Von Susanne Güsten | 30.08.2010
    Aus Aluminium-Wellblech sind die niedrigen Kasernenbauten im UN-Camp in Famagusta errichtet, als wären sie nur provisorisch hier aufgestellt - dabei stehen sie schon sehr lange hier, wie Oberleutnant Peter Melnik vom slowakischen Kontingent sagt:

    "Alles hier ist sehr alt, die Gebäude, das ganze Lager. Unsere Mission, die Friedensmission der Vereinten Nationen in Zypern, wurde im März 1964 von der UN entsandt und ist heute die viertälteste Mission der Welt. Sie ist schon mehr als 45 Jahre hier."

    Hier ist die Kommandozentrale ... .

    "Wir arbeiten hier alle zusammen: Hier sitzt ein Offizier aus Ungarn und der ist aus der Slowakei. In unserer Mission sind insgesamt 17 Nationen vertreten."

    Seit fast einem halben Jahrhundert bewachen Soldaten aus aller Welt die Demarkationslinie zwischen Zyperntürken und Zyperngriechen, seit Jahrzehnten versuchen die Vereinten Nationen eine Wiedervereinigung der Insel zu vermitteln.

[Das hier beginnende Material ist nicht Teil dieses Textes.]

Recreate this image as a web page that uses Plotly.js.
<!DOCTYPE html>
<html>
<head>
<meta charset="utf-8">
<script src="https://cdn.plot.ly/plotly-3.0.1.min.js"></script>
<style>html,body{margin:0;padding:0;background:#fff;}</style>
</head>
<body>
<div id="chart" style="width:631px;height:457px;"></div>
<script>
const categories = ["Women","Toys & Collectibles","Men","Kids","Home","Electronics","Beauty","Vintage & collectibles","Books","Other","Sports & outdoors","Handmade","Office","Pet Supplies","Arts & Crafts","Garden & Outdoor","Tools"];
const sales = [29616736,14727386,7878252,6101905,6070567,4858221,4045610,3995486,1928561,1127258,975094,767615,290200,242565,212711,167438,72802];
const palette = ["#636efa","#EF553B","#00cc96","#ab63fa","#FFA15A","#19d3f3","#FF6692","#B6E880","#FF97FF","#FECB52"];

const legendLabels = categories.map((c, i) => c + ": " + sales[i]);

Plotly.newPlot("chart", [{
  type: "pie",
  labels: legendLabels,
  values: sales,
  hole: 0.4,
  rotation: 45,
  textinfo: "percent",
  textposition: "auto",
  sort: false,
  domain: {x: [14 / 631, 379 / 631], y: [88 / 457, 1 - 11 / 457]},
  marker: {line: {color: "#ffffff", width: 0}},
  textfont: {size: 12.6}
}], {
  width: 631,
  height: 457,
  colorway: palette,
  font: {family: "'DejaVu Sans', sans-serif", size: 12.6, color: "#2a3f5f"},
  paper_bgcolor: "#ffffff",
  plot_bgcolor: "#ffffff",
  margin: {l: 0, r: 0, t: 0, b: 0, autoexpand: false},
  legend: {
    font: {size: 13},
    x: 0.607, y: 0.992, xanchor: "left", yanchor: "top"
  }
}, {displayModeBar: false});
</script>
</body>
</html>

    Doch damit könnte nun bald Schluss sein. In seinem jüngsten Bericht an den Sicherheitsrat betonte UN-Generalsekretär Ban Ki-moon, bis zum Ende dieses Jahres müsse es endlich eine Einigung geben. In einer Fernsehansprache an die Zyperntürken stellte sich deren Volksgruppenführer Dervis Eroglu vor der Wiederaufnahme der Gespräche in dieser Woche hinter dieses Ziel:

    "Seit 40 Jahren verhandeln wir, wir haben längst alle Argumente und Positionen ausgetauscht. Wir brauchen nur noch den politischen Willen zur Einigung. Wenn beide Seiten diesen Willen aufbringen, so denken wir, müsste eine Einigung bis zum Jahresende möglich sein. Ich für meinen Teil werde alles dafür tun. Wie die UN schon erklärt haben: Das Ende dieses Jahres ist der Wendepunkt für Zypern."

    Unerwartete Töne sind das von einem Mann, der bis zu seiner Wahl zum Präsidenten der international nicht anerkannten Republik Nordzypern im Frühjahr dieses Jahres als Gegner einer Einigung mit dem griechischen Süden galt. Bewirkt wurde dieser Sinneswandel von der Türkei, sagt der deutsch-türkische Sozialdemokrat Ozan Ceyhun, der als Berater der nordzyprischen Regierung tätig ist:

    "Das ist auch die Position der türkischen Regierung in Ankara, das ist die gemeinsame Position. Das muss sein, weil die nordzyprische Republik hat momentan Probleme: Die Airline existiert nicht mehr, die ganzen staatlichen Behörden sind erledigt. Ohne dass ein Cent aus der Türkei überwiesen wird, läuft gar nichts. Das kann weder in Nordzypern noch in Ankara so weitergehen. Und aus diesem Grund macht die türkische Seite riesigen Druck eine Lösung zu haben."

    Was aber, wenn es bis zum Jahresende keine einvernehmliche Lösung gibt? Die südzyprische Presse wirft der türkischen Seite vor, nur pro forma eine Einigung bis zum Jahresende anzustreben, um dann nach Ablauf dieser Frist die endgültige Teilung der Insel auf die Tagesordnung setzen zu können. Eine berechtigte Sorge, meint Ceyhun:

    "Das würde ich ernst nehmen, wenn ich die griechische Seite wäre. Wenn ich ein südzypriotischer Politiker wäre, würde ich da ganz vorsichtig sein. Weil es wirklich eine solche Möglichkeit gibt."

    An eine eigenständige Zukunft für Nordzypern nach dem Vorbild von Taiwan wird demnach in Ankara gedacht: ein international nicht anerkannter Staat, mit dem international dennoch Handel und Austausch getrieben wird. Sollte die Einigung in diesem Jahr trotz sichtbaren Kompromisswillens auf türkischer Seite erneut an den Zyperngriechen scheitern, könnte die Staatengemeinschaft endlich bereit sein, diesen Weg mitzugehen und die Embargos gegen Nordzypern aufzuheben, hoffen türkische Diplomaten.

    Alles hängt vom Verlauf der Verhandlungsrunde ab, die nun beginnt, und vom nächsten UN-Bericht im November. Ein Routinebericht werde das nicht sein, hat die UN bereits wissen lassen und auch schon Konsequenzen angedeutet – bis hin zum Abzug des UN-Vermittlers.